Friends Reunited was in danger of disappearing into a memory box of its own after it peaked in 2005 when it was bought by ITV in a deal worth £175m. The broadcaster's then chief executive, Michael Grade, described it as one of the "great unsung jewels in the crown". But four years later, outflanked by a new generation of free social media sites, it was sold to DC Thomson for just £25m.
Despite its troubles it is still an instantly familiar brand. A YouGov poll commissioned by Brightsolid suggested 96% of UK adults online had heard of it. Small wonder they decided to hang onto it.
The ITV deal netted Steve Pankhurst an estimated £30m, which bought him, in his own words, "the freedom of doing fuck all". It also included a five-year non-compete clause, although Pankhurst invested in a "couple of start-ups" last summer as a self-styled "cowboy angel investor".
"Quite frankly in this age of Facebook and Twitter it seems like a lifetime ago when TVs were in black and white," said Pankhurst on his blog about the launch of the site. "I get introduced to people now as its founder and people smile politely like they would to an elderly relative, say 'That's nice' and then quickly change the subject." Pankhurst described the relaunch as "risky but very brave" but tends to shun publicity and declines an invitation to discuss it further.
As well as amassing a fortune for its founders, Friends Reunited sparked a media feeding frenzy. There was the man reunited with his mother after 53 years; another reunited with his cat after a decade (it turned out his university flatmate had kept it). A bigamist was uncovered after his wife of 20 years saw him post on the site that he was about to get married in Italy; it also helped police track down a cocaine dealer and trap a paedophile.
Tales of marriages that had been broken up because of childhood romances that had been revisited through the site were legion. There was the first Friends Reunited baby, and an alleged Friends Reunited murder.

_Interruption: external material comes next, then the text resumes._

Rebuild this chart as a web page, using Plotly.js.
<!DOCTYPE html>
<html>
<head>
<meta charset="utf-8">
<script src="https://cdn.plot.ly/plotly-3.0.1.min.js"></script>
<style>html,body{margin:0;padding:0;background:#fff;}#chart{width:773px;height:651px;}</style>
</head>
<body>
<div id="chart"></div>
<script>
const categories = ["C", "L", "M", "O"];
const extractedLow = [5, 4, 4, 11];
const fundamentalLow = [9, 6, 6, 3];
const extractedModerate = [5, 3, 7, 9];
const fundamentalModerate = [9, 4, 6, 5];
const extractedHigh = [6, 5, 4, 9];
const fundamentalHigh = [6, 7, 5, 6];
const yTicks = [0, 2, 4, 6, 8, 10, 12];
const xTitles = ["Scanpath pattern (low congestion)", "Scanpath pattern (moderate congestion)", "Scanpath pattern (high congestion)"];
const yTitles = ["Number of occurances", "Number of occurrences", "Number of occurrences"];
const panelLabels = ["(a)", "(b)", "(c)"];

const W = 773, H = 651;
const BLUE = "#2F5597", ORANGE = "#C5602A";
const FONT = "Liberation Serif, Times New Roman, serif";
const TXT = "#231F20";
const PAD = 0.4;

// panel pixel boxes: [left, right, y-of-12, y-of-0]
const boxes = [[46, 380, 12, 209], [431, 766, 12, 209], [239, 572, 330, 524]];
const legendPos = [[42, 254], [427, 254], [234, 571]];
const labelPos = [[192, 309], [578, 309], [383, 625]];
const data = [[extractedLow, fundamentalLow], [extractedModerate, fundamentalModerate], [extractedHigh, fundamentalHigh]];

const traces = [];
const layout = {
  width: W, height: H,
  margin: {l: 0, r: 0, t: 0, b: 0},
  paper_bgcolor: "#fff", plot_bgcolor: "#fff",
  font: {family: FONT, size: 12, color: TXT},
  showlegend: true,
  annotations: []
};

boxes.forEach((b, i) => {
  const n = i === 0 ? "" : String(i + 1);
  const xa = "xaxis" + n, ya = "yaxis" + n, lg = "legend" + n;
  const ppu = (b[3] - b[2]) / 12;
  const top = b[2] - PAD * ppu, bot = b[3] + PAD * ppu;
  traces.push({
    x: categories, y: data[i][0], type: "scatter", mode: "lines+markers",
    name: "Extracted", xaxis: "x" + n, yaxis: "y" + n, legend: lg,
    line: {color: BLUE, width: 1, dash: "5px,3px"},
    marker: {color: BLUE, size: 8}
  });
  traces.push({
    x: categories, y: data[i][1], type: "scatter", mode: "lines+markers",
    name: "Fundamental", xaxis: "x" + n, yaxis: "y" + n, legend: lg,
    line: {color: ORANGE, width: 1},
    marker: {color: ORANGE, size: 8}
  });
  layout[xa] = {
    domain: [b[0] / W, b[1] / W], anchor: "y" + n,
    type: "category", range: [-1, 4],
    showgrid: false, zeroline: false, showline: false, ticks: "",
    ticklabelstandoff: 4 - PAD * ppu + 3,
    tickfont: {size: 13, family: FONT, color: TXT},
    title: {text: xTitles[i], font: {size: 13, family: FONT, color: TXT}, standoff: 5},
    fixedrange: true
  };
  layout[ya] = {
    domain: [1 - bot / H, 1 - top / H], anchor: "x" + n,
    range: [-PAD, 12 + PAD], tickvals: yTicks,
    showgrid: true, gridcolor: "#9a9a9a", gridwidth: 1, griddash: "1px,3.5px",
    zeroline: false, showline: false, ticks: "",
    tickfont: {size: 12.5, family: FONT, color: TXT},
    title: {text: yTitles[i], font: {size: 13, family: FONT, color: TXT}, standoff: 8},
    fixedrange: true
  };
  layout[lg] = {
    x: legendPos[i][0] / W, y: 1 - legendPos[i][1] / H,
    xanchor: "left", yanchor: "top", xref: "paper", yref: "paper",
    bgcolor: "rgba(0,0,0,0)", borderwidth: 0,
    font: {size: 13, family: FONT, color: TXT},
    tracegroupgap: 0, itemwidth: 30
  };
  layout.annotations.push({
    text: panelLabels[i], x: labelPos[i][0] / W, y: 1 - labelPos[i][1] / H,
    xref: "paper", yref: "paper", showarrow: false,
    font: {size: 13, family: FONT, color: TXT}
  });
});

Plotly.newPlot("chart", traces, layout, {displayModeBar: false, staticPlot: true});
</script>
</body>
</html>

"It facilitated something that you can now do easily elsewhere — on Twitter you will have old school friends getting in touch all the time. Pre-Twitter, and pre-Facebook, you weren't able to do that," said Richard Bacon, who has more than 1.4 million Twitter followers and presented a BBC documentary about internet "trolling" – insults and bullying online – earlier this month.
"It makes me nostalgic for the days before social media became increasingly dark, the negative side to it, which has been getting worse and growing," added Bacon.

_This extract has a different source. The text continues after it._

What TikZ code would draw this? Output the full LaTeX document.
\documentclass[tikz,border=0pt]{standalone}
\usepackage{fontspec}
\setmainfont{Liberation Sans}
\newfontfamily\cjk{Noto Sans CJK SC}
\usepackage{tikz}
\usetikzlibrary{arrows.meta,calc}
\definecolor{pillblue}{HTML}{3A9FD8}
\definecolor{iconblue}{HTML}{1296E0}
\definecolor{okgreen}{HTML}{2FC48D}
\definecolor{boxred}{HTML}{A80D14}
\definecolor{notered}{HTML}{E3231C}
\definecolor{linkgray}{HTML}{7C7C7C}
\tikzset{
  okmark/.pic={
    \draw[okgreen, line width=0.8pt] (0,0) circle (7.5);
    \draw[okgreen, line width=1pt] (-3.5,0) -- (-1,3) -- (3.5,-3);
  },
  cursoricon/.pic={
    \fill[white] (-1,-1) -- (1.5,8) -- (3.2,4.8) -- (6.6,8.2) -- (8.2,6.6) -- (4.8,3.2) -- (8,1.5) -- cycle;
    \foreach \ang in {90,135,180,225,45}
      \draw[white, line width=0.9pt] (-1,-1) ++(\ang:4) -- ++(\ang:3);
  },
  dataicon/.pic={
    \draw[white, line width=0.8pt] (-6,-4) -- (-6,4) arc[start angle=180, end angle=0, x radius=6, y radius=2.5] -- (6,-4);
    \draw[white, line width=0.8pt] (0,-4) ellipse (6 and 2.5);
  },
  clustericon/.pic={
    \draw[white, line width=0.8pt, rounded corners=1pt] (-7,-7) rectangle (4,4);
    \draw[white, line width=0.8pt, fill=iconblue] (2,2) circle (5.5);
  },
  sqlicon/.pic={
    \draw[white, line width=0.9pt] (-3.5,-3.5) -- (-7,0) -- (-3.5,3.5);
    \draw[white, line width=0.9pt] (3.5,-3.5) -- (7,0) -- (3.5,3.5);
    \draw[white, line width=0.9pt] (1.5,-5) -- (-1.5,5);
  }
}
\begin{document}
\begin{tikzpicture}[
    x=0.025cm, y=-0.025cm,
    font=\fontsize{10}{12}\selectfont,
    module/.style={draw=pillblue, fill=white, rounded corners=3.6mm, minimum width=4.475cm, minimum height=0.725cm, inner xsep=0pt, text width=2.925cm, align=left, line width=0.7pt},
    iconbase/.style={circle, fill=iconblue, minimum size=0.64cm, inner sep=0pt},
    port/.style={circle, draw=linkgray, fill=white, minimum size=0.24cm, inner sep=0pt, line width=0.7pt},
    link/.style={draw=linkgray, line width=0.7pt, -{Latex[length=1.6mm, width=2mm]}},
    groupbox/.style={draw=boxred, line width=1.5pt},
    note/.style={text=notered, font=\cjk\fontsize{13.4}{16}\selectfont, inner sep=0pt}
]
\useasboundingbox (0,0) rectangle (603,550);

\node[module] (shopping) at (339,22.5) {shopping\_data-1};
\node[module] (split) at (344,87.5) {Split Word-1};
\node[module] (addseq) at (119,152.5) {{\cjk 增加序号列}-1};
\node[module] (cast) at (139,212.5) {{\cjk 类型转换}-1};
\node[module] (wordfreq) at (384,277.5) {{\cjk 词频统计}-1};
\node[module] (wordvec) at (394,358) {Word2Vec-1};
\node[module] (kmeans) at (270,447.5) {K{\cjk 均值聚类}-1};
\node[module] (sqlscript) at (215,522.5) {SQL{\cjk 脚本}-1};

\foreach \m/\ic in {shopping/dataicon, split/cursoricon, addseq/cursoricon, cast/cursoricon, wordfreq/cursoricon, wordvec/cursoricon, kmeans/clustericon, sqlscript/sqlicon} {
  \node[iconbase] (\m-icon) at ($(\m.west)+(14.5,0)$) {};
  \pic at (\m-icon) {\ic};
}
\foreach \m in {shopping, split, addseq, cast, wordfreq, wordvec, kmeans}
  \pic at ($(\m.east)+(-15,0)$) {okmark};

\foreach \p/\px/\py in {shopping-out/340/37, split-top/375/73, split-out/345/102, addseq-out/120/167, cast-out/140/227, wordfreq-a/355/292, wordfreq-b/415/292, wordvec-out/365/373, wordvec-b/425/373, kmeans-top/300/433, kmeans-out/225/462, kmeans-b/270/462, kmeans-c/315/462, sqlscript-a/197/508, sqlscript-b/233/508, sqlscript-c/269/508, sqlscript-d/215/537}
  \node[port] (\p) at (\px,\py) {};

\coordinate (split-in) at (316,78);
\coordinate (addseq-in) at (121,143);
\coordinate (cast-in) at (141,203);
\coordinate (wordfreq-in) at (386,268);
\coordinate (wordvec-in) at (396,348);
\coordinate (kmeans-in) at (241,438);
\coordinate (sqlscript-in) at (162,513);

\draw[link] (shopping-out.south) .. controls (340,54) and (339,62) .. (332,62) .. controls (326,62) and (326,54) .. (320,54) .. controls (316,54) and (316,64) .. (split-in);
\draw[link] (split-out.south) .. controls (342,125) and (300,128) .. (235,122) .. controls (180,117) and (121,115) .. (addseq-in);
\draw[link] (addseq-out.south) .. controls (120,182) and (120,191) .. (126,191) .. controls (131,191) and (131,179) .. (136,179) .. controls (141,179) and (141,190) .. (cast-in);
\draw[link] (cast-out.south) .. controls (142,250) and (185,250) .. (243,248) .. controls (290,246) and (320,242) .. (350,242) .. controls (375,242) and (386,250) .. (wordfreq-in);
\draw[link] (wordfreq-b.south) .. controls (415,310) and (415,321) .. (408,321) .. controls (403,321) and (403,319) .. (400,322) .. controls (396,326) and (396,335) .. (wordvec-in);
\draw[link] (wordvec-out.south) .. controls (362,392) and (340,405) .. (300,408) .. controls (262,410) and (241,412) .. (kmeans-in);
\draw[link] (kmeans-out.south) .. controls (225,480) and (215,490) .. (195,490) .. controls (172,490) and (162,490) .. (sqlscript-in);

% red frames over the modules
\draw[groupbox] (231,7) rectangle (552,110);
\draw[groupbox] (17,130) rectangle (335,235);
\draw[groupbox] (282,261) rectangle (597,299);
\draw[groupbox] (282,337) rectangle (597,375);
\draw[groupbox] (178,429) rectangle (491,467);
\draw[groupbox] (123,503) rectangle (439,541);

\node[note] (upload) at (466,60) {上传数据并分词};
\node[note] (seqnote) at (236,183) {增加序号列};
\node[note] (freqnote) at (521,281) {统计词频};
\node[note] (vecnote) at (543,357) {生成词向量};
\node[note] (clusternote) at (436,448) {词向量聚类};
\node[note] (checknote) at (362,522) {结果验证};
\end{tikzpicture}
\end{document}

"There is still something fundamentally quite exciting about seeing what your old school friends are doing, seeing what they look like, and the schadenfreude of finding out the kid who got all straight As has got a dead-end job."
And schadenfreude's exact opposite, "success sadness", which was once coined as Erfolgtraurigkeit. Unlike Facebook – 845 million users and counting – it is unlikely to catch on.
But will Friends Reunited's new reincarnation take off? "It has a huge advantage in that it is not starting from scratch," said Dan Crow, chief technology officer of Songkick, a social network for gig-goers based around the corner from Friends Reunited in Shoreditch. "It already has a fairly substantial number of people using the site [a reported 1.5 million people a month] and they can potentially take advantage of that. If these people visiting the site like what they find and see value in it, they can spread the word and tell their friends and build it that way."
But for James Herring, co-founder of PR agency Taylor Herring, whose clients have included Google, Bebo and MySpace, it is a "massive challenge".
"What they have to do is unlock those memories gathering dust in people's attics, the pre-digital photographs and home movies that people haven't got around to putting online. Everyone's got five or six boxes of these things that haven't seen the light of day. What they have to do is galvanise people to get all their stuff out and transfer it digitally."
Herring suggests a "huge brand partnership" with a high street name such as Snappy Snaps to encourage the digitisation of the nation's unseen attic archive.
He added: "This time round it has pretty much got to get it right or it might as well shut up shop."